My problem is that I receiving the "not supported instances of 'str' and 'int'
" when I call the function.
import multiprocessing
import pandas as pd
def operation(data, condition):
.
. No problem in the function since I tested it isolated
.
.
return pd.DataFrame(result_of_operation)
if __name__ == '__main__':
data = pd.read_csv(r"C:\Users\max\test.csv", index_col=False, encoding='UTF-8')
column_names = ["A", "B", "C"]
new_df = pd.DataFrame(columns = column_names)
condition = ['orange', 'banana', 'apple']
with multiprocessing.Pool(8) as p:
for x in range(0, len(condition)):
new_df.append(p.map(operation, data, condition[x]),ignore_index=True)
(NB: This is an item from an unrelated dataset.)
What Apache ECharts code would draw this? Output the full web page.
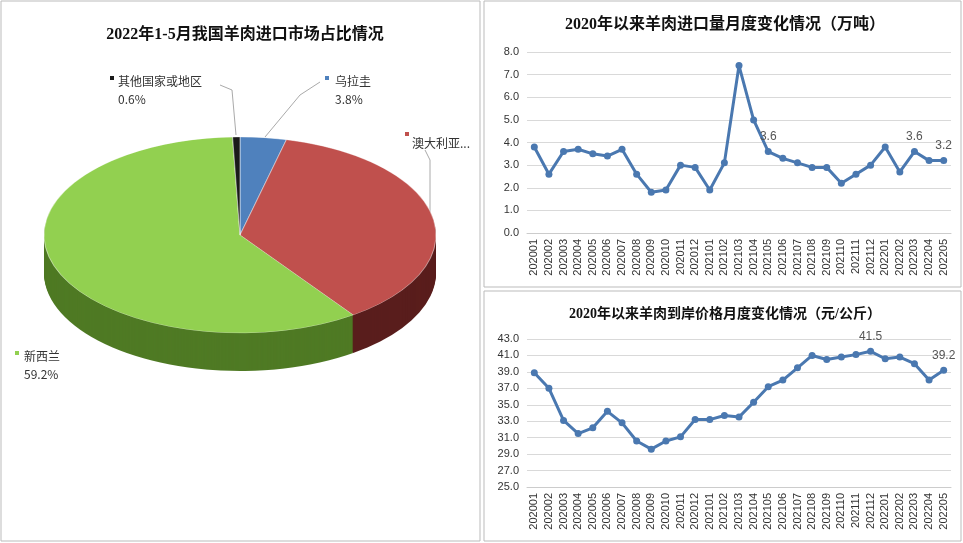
<!DOCTYPE html>
<html><head><meta charset="utf-8">
<script src="https://cdn.jsdelivr.net/npm/echarts@6/dist/echarts.min.js"></script>
<style>
body{margin:0;background:#fff}
#main{position:absolute;left:0;top:0;width:963px;height:543px}
#pie{position:absolute;left:40px;top:135px;width:400px;height:500px;transform:scaleY(0.5);transform-origin:50% 0}
</style></head><body>
<div id="main"></div><div id="pie"></div>
<script>
var months = ['202001','202002','202003','202004','202005','202006','202007','202008','202009','202010','202011','202012',
  '202101','202102','202103','202104','202105','202106','202107','202108','202109','202110','202111','202112',
  '202201','202202','202203','202204','202205'];
var volume = [3.8,2.6,3.6,3.7,3.5,3.4,3.7,2.6,1.8,1.9,3.0,2.9,1.9,3.1,7.4,5.0,3.6,3.3,3.1,2.9,2.9,2.2,2.6,3.0,3.8,2.7,3.6,3.2,3.2];
var price = [38.9,37.0,33.1,31.5,32.2,34.2,32.8,30.6,29.6,30.6,31.1,33.2,33.2,33.7,33.5,35.3,37.2,38.0,39.5,41.0,40.5,40.8,41.1,41.5,40.6,40.8,40.0,38.0,39.2];
var volLabelIdx = [16,26,28];
var priceLabelIdx = [23,28];
var pieNames = ['乌拉圭','澳大利亚','新西兰','其他国家或地区'];
var pieValues = [3.8,36.4,59.2,0.6];
var pieTop = ['#4f81bd','#c0504d','#92d050','#1a1a1a'];
var pieSide = ['#2c4a70','#5a1e1d','#4f7a24','#111'];

var lineColor = '#4a78b0';
function pts(vals, idx){
  return vals.map(function(v,i){
    return idx.indexOf(i) >= 0 ? {value:v,label:{show:true,position:'top',formatter:v.toFixed(1)}} : v;
  });
}
function lineSeries(x, vals, idx){
  return {type:'line',xAxisIndex:x,yAxisIndex:x,data:pts(vals,idx),symbol:'circle',symbolSize:7,
    lineStyle:{color:lineColor,width:3},itemStyle:{color:lineColor},
    label:{color:'#555',fontSize:12,fontFamily:'Arial'}};
}
var axisLab = {color:'#333',fontSize:11,fontFamily:'Liberation Sans'};
var titleStyle = {fontFamily:'Liberation Serif, Noto Sans CJK SC',fontWeight:'bold',fontSize:16,color:'#111'};

var main = echarts.init(document.getElementById('main'));
main.setOption({
  animation:false,
  backgroundColor:'#fff',
  title:[
    {text:'2022年1-5月我国羊肉进口市场占比情况',left:240,top:22,textAlign:'center',textStyle:titleStyle},
    {text:'2020年以来羊肉进口量月度变化情况（万吨）',left:720,top:12,textAlign:'center',textStyle:titleStyle},
    {text:'2020年以来羊肉到岸价格月度变化情况（元/公斤）',left:720,top:302,textAlign:'center',textStyle:Object.assign({},titleStyle,{fontSize:14})}
  ],
  graphic:[
    {type:'rect',shape:{x:1,y:1,width:479,height:540},style:{fill:'none',stroke:'#bbb'}},
    {type:'rect',shape:{x:484,y:1,width:477,height:286},style:{fill:'none',stroke:'#bbb'}},
    {type:'rect',shape:{x:484,y:291,width:477,height:250},style:{fill:'none',stroke:'#bbb'}},
    {type:'text',left:118,top:72,style:{text:'其他国家或地区\n0.6%',fill:'#333',fontSize:12,lineHeight:18,fontFamily:'Noto Sans CJK SC'}},
    {type:'text',left:335,top:72,style:{text:'乌拉圭\n3.8%',fill:'#333',fontSize:12,lineHeight:18,fontFamily:'Noto Sans CJK SC'}},
    {type:'text',left:412,top:137,style:{text:'澳大利亚...',fill:'#333',fontSize:12,fontFamily:'Noto Sans CJK SC'}},
    {type:'text',left:24,top:347,style:{text:'新西兰\n59.2%',fill:'#333',fontSize:12,lineHeight:18,fontFamily:'Noto Sans CJK SC'}},
    {type:'rect',shape:{x:110,y:76,width:4,height:4},style:{fill:'#1a1a1a'}},
    {type:'rect',shape:{x:325,y:76,width:4,height:4},style:{fill:'#4f81bd'}},
    {type:'rect',shape:{x:405,y:132,width:4,height:4},style:{fill:'#c0504d'}},
    {type:'rect',shape:{x:15,y:351,width:4,height:4},style:{fill:'#92d050'}},
    {type:'polyline',shape:{points:[[220,85],[232,90],[236,135]]},style:{stroke:'#aaa',fill:'none'}},
    {type:'polyline',shape:{points:[[320,82],[300,95],[265,137]]},style:{stroke:'#aaa',fill:'none'}},
    {type:'polyline',shape:{points:[[425,150],[430,160],[430,215]]},style:{stroke:'#aaa',fill:'none'}}
  ],
  grid:[
    {left:527,right:12,top:52,height:181},
    {left:527,right:12,top:339,height:148}
  ],
  xAxis:[0,1].map(function(i){return {type:'category',gridIndex:i,data:months,boundaryGap:true,
    axisLine:{lineStyle:{color:'#ccc'}},axisTick:{show:false},
    axisLabel:Object.assign({rotate:90,interval:0,margin:6},axisLab)};}),
  yAxis:[
    {type:'value',gridIndex:0,min:0,max:8,interval:1,axisLabel:Object.assign({formatter:function(v){return v.toFixed(1);}},axisLab),
      splitLine:{lineStyle:{color:'#d9d9d9'}}},
    {type:'value',gridIndex:1,min:25,max:43,interval:2,axisLabel:Object.assign({formatter:function(v){return v.toFixed(1);}},axisLab),
      splitLine:{lineStyle:{color:'#d9d9d9'}}}
  ],
  series:[lineSeries(0,volume,volLabelIdx),lineSeries(1,price,priceLabelIdx)]
});

// pie drawn flat and squashed by the div; side built from darker copies shifted down
var pie = echarts.init(document.getElementById('pie'));
var pieSeries = [];
for (var k = 76; k > 0; k -= 2) {
  pieSeries.push({type:'pie',radius:[0,196],center:[200,200+k],startAngle:90,label:{show:false},silent:true,
    data:pieNames.map(function(n,i){return {name:n,value:pieValues[i],itemStyle:{color:pieSide[i]}};})});
}
pieSeries.push({type:'pie',radius:[0,196],center:[200,200],startAngle:90,label:{show:false},
  itemStyle:{borderColor:'#fff',borderWidth:0.5},
  data:pieNames.map(function(n,i){return {name:n,value:pieValues[i],itemStyle:{color:pieTop[i]}};})});
pie.setOption({animation:false,series:pieSeries});
</script></body></html>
I believe it is a problem with my map
operation since it works if I call the function by itself, like:
for x in range(0, len(condition)):
new_df.append(operation(data, condition[x]),ignore_index=True)
It looks like the way you're passing parameters to map() is wrong.
Try this:
from functools import partial
with multiprocessing.Pool() as p:
new_df = pd.concat(p.map(partial(operation, data), condition), ignore_index=True)
Perhaps to make things even clearer, here's a complete working example. Note that append() is being deprecated so I use the preferred concat() here:
from pandas import DataFrame, concat
from concurrent.futures import ProcessPoolExecutor
from functools import partial
def process(columns, data):
return DataFrame(data, columns=columns)
def main():
data = [[0, 1, 2], [3, 4, 5], [6, 7, 8, 9]]
with ProcessPoolExecutor(max_workers=3) as p:
newdf = concat(p.map(partial(process, ['A']), data), ignore_index=True)
print(newdf)
if __name__ == '__main__':
main()
Output:
A
0 0
1 1
2 2
3 3
4 4
5 5
6 6
7 7
8 8
9 9